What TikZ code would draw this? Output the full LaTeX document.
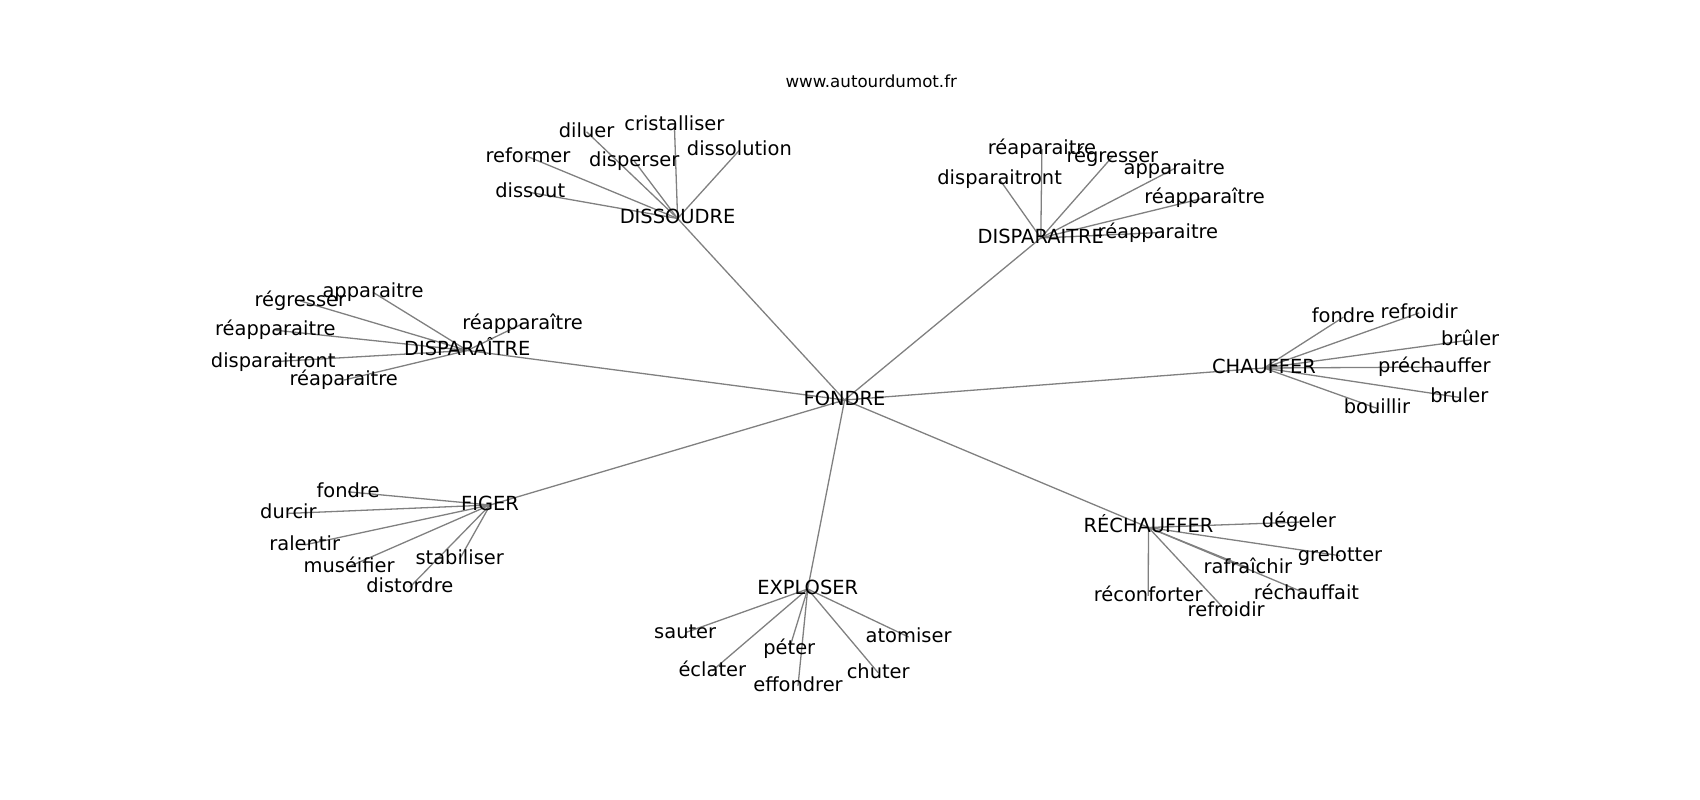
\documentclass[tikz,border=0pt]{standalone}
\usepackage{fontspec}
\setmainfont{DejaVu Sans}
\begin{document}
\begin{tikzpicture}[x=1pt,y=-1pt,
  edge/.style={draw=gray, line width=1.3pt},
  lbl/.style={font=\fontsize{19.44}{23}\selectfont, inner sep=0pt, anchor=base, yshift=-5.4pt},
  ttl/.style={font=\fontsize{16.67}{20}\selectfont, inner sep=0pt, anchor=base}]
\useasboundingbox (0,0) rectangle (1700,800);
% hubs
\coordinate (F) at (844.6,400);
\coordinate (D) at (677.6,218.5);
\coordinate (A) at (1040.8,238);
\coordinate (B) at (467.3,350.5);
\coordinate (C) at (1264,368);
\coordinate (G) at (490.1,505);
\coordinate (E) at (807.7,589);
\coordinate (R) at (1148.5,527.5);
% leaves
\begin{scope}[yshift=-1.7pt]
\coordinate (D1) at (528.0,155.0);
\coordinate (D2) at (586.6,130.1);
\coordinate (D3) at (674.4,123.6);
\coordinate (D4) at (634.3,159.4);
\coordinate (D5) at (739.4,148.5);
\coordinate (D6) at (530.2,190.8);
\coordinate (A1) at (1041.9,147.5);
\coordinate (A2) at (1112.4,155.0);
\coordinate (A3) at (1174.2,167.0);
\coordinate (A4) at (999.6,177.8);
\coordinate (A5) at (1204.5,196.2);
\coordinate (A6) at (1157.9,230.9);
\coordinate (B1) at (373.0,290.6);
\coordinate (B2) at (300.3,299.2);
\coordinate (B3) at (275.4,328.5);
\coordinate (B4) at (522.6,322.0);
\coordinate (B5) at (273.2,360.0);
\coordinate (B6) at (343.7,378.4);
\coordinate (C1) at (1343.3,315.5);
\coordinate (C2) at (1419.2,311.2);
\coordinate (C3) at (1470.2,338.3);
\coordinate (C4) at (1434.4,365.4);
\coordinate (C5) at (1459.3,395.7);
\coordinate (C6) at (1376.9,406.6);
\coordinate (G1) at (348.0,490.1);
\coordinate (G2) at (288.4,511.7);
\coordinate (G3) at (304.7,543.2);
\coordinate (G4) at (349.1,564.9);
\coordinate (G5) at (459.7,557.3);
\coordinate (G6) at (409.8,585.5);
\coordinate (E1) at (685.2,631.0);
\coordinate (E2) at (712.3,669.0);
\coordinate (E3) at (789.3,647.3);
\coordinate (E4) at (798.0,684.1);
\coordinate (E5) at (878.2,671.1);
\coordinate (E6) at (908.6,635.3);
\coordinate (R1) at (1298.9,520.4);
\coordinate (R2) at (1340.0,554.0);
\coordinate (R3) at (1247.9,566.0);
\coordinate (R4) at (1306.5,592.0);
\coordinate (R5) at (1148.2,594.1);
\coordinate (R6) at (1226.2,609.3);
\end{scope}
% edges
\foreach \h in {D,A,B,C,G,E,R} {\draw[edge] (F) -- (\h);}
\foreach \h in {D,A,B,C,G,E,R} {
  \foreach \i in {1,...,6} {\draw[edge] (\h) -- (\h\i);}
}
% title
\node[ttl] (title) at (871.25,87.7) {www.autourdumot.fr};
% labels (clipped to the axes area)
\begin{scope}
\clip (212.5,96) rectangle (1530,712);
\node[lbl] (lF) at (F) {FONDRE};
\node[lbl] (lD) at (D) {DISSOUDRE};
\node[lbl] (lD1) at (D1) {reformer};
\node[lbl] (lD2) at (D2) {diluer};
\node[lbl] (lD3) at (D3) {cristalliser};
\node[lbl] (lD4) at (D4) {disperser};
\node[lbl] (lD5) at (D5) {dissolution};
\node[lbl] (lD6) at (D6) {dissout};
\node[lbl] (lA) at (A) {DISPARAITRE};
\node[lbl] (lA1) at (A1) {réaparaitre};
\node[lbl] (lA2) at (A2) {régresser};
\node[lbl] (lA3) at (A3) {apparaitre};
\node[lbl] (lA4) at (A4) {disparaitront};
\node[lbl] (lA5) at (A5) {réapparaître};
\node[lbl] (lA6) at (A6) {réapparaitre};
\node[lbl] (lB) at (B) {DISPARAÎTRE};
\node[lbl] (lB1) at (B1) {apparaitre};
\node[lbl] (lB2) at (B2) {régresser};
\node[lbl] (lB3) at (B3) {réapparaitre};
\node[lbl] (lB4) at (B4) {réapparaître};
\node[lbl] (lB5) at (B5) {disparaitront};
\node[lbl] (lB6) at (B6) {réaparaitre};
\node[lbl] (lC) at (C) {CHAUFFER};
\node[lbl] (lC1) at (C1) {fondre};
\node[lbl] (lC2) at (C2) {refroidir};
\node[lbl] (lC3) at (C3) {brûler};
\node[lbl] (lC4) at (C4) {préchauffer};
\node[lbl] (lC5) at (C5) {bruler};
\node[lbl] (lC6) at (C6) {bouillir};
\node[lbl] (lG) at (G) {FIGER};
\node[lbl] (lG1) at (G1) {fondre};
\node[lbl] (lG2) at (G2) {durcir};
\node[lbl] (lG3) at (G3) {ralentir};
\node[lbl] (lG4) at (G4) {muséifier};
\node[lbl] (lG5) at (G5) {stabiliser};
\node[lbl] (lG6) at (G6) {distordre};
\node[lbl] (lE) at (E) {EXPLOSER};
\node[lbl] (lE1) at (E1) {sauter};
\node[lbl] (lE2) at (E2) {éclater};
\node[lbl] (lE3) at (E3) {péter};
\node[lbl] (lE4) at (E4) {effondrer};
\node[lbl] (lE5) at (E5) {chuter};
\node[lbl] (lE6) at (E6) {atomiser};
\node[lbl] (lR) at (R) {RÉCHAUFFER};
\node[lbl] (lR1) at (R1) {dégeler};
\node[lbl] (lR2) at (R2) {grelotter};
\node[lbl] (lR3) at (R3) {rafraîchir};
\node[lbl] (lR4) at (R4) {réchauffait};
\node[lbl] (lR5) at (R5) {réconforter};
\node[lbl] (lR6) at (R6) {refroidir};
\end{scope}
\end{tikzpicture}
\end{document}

━━━━━━━━━━

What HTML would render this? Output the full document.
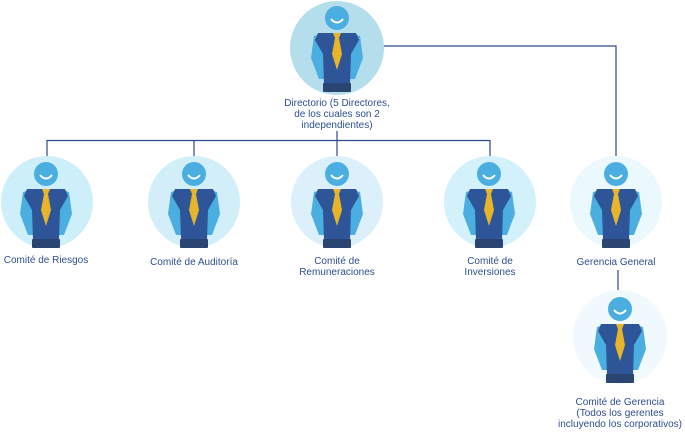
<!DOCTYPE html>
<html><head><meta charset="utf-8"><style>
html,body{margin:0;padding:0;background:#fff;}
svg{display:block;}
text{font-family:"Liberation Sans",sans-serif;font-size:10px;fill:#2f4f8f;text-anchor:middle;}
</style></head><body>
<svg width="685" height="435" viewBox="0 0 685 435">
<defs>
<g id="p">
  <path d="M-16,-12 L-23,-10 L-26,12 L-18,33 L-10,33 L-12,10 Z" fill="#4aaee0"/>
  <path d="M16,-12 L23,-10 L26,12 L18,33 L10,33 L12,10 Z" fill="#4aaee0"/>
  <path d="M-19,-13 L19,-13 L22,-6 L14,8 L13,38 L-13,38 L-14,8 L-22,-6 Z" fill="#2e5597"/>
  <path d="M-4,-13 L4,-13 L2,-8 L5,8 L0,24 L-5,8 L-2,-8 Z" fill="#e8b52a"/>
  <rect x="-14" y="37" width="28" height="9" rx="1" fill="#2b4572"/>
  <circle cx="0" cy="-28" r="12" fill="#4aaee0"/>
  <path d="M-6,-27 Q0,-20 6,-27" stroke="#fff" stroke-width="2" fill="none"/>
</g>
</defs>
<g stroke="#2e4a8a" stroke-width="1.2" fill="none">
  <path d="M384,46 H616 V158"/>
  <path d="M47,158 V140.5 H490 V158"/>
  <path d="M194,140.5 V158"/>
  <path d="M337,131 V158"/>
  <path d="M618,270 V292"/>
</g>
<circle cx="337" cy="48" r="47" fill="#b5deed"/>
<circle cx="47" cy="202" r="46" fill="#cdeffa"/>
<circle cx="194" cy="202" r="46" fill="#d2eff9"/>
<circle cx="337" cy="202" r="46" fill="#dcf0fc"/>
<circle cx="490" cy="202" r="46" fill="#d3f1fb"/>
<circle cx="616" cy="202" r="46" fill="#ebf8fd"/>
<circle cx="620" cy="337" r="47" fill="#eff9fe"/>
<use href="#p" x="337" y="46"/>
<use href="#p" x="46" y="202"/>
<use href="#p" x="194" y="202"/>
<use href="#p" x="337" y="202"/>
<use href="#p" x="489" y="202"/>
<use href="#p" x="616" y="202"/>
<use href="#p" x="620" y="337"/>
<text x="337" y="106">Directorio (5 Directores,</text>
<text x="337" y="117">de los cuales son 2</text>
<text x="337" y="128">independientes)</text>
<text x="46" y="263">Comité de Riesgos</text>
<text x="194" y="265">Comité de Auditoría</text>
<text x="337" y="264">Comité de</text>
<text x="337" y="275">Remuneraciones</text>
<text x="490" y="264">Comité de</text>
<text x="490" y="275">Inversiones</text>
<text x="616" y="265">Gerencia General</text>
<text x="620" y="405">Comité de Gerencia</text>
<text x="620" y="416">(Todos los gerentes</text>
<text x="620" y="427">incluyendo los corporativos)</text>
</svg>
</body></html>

━━━━━━━━━━

Collect every line above that contains the word "draw".

SOLUTION TO THIS EXERCISE:
What TikZ code would draw this? Output the full LaTeX document.
  edge/.style={draw=gray, line width=1.3pt},
\foreach \h in {D,A,B,C,G,E,R} {\draw[edge] (F) -- (\h);}
  \foreach \i in {1,...,6} {\draw[edge] (\h) -- (\h\i);}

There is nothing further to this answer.